Religious leaders encourage acceptance of immigrants
Various religions, traditions, ethnic backgrounds and ages were represented in the nearly 200 people mingling Sunday in a packed room at St. Simon's Episcopal Church in Arlington Heights.
They brainstormed ways to actively build solidarity in their communities. They discussed the importance of respecting those who have beliefs different from their own. And through speeches given by local religious leaders, they learned the basic tenets of Islam, Judaism, Sikhism and Christianity regarding the treatment of immigrants.
"This is beautiful. This is America," said Rev. Corey Brost, co-founder of the Children of Abraham Coalition. "This is what we stand for in this country."
The Interfaith Immigration Forum, organized by the coalition, aimed to inspire its attendees to take action in light of new and more aggressive national immigration enforcement guidelines. Though President Donald Trump's orders call for widening the pool of undocumented immigrants targeted for deportation and hiring more enforcement agents, Brost said most religions believe refugees and vulnerable immigrants should be welcomed and protected.

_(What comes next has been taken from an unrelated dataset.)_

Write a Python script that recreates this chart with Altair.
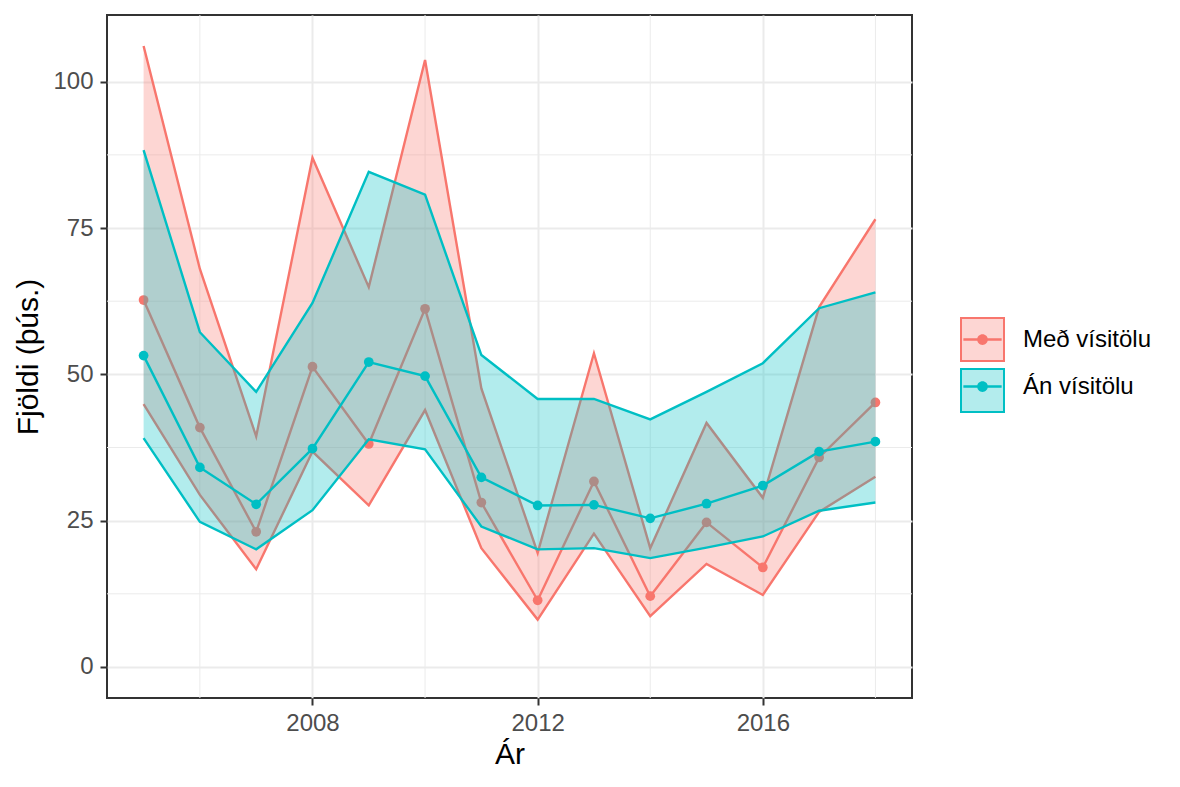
import altair as alt
import pandas as pd

# ---------------- data ----------------
years = list(range(2005, 2019))
groups = ["Með vísitölu", "Án vísitölu"]

med_upper = [106.1, 68.0, 39.4, 87.0, 64.9, 103.7, 47.6, 19.5, 53.6, 20.3, 41.7, 28.9, 61.5, 76.5]
med_mid = [62.7, 40.9, 23.1, 51.3, 38.1, 61.2, 28.1, 11.4, 31.7, 12.1, 24.7, 17.0, 35.8, 45.2]
med_lower = [44.9, 29.4, 16.7, 36.8, 27.6, 43.9, 20.3, 8.1, 22.8, 8.7, 17.6, 12.3, 26.5, 32.5]

an_upper = [88.3, 57.2, 47.0, 62.2, 84.6, 80.7, 53.3, 45.8, 45.8, 42.3, 47.0, 51.9, 61.3, 64.0]
an_mid = [53.2, 34.1, 27.8, 37.3, 52.1, 49.7, 32.4, 27.6, 27.7, 25.4, 27.9, 31.0, 36.8, 38.5]
an_lower = [39.1, 24.8, 20.1, 26.8, 38.9, 37.2, 24.0, 20.1, 20.3, 18.6, 20.4, 22.3, 26.7, 28.1]

x_major = [2008, 2012, 2016]
x_minor = [2006, 2010, 2014, 2018]
y_major = [0, 25, 50, 75, 100]
y_minor = [12.5, 37.5, 62.5, 87.5]

rows = []
for g, lo, mid, hi in [(groups[0], med_lower, med_mid, med_upper),
                       (groups[1], an_lower, an_mid, an_upper)]:
    for i, yr in enumerate(years):
        rows.append({"year": yr, "grp": g, "lo": lo[i], "mid": mid[i], "hi": hi[i]})
df = pd.DataFrame(rows)

# ---------------- styles ----------------
RED, TEAL = "#F8766D", "#00BFC4"
RED_L, TEAL_L = "#FDD6D3", "#B3ECED"
COLORS = {groups[0]: RED, groups[1]: TEAL}
FONT = "Liberation Sans"
GRID = "#EBEBEB"
LW = 2.4

xscale = alt.Scale(domain=[2004.35, 2018.65], nice=False, zero=False)
yscale = alt.Scale(domain=[-5.3, 111.4], nice=False, zero=False)
cscale = alt.Scale(range=[RED, TEAL])

xaxis = alt.Axis(values=x_major, format="d", labelPadding=6, titlePadding=4)
yaxis = alt.Axis(values=y_major, labelPadding=7, titlePadding=9)
XT = "Ár"
YT = "Fjöldi (þús.)"


def X(field):
    return alt.X(field, type="quantitative", scale=xscale, axis=xaxis, title=XT)


def Y(field):
    return alt.Y(field, type="quantitative", scale=yscale, axis=yaxis, title=YT)


legend_common = dict(
    orient="none", legendX=853, legendY=302, title=None, padding=0,
    symbolSize=1849, rowPadding=0, labelOffset=18, labelFontSize=24,
    labelFont=FONT, labelColor="black", symbolStrokeWidth=2, symbolOpacity=1,
)

# legend with line + dot (drawn on top); the two zero-length segments at the
# corners only give the symbol the same bounds as the key box
dot_path = ("M-1.047,-1.047L-1.047,-1.047M1.047,1.047L1.047,1.047 "
            "M-0.89,-0.055H0.89V0.055H-0.89Z "
            "M0.25,0A0.25,0.25 0 1 1 -0.25,0A0.25,0.25 0 1 1 0.25,0Z")
legend_b = alt.Legend(symbolType=dot_path, zindex=2, **legend_common)
# legend with the filled key box (below)
legend_a = alt.Legend(symbolType="square", labelExpr="''", zindex=1, **legend_common)

# ---------------- layers ----------------
minor_x = alt.Chart(pd.DataFrame({"v": x_minor})).mark_rule(color=GRID, strokeWidth=1).encode(x=X("v"))
minor_y = alt.Chart(pd.DataFrame({"v": y_minor})).mark_rule(color=GRID, strokeWidth=1).encode(y=Y("v"))

key_layer = alt.Chart(df).transform_filter("false").mark_point(
    shape="square", filled=True, strokeWidth=2, opacity=1
).encode(
    fill=alt.Fill("grp:N", scale=alt.Scale(domain=groups, range=[RED_L, TEAL_L]), legend=legend_a),
    stroke=alt.Stroke("grp:N", scale=alt.Scale(domain=groups, range=[RED, TEAL]), legend=legend_a),
)

layers = [minor_x, minor_y, key_layer]
for g in groups:
    base = alt.Chart(df).transform_filter(alt.datum.grp == g)
    area = base.mark_area(opacity=0.3, color=COLORS[g]).encode(x=X("year"), y=Y("lo"), y2="hi:Q")
    layers.append(area)
    for c in ["lo", "hi", "mid"]:
        layers.append(base.mark_line(strokeWidth=LW, color=COLORS[g]).encode(x=X("year"), y=Y(c)))
    pts = base.mark_point(filled=True, size=95, opacity=1).encode(
        x=X("year"), y=Y("mid"),
        color=alt.Color("grp:N", scale=cscale, legend=legend_b),
    )
    layers.append(pts)

chart = alt.layer(*layers).properties(
    width=805, height=683,
    autosize=alt.AutoSizeParams(type="none"),
    padding={"left": 99, "top": 7, "right": 250, "bottom": 80},
).configure(font=FONT).configure_view(
    stroke="#333333", strokeWidth=2
).configure_axis(
    labelFontSize=24, labelColor="#4D4D4D", labelFont=FONT,
    tickColor="#333333", tickWidth=2, tickSize=7, domain=False,
    grid=True, gridColor=GRID, gridWidth=2,
    titleFontSize=30, titleFontWeight="normal", titleColor="black", titleFont=FONT,
)

chart.save("out.html", embed_options={"renderer": "svg", "actions": False})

"It's a sign of the times," he said. "People are hungry to make a difference. People's hearts are moved by the plight of immigrants. People are disturbed by the fear and misinformation out there, and they want to do something."
Parminder Singh of the Sikh Community of Palatine, however, said prejudice against immigrants and minorities is not unique to the United States or the Trump administration.
"Hate was always amongst us. Hate can manifest itself at any moment," he said. "Not knowing about each other is not an excuse to hate."
Though practicing different faiths, the three other religious leaders who spoke Sunday had similar messages.
Rabbi Lisa Bellows of Congregation Beth Am in Buffalo Grove said the concept of welcoming strangers into their homes is embedded in Judaism. Imam Nazim Mangera of the Muslim Community Center in Morton Grove said many of the Muslim prophets were immigrants or refugees themselves. The Rev. Dianne Shields of St. Simon's church said Christians are taught to love all of God's children, whether they be friends, family, neighbors or strangers.
"We need to realize we are stronger because of our diversity," Mangera said. "When we discriminate and imply by our actions that some lives are worth more than others, or when you denigrate the faith and traditions of cultures and choices of any group of people, we weaken our strength."
For 17-year-old Gina Pieri, a student at St. Viator High School in Arlington Heights, the event inspired a new personal goal: To go out of her way to talk to at least one stranger per week.
"I want to invite people into my life who are of different faiths and different ethnicities and learn about them," she said. "I want to learn to accept them into my life as extended family."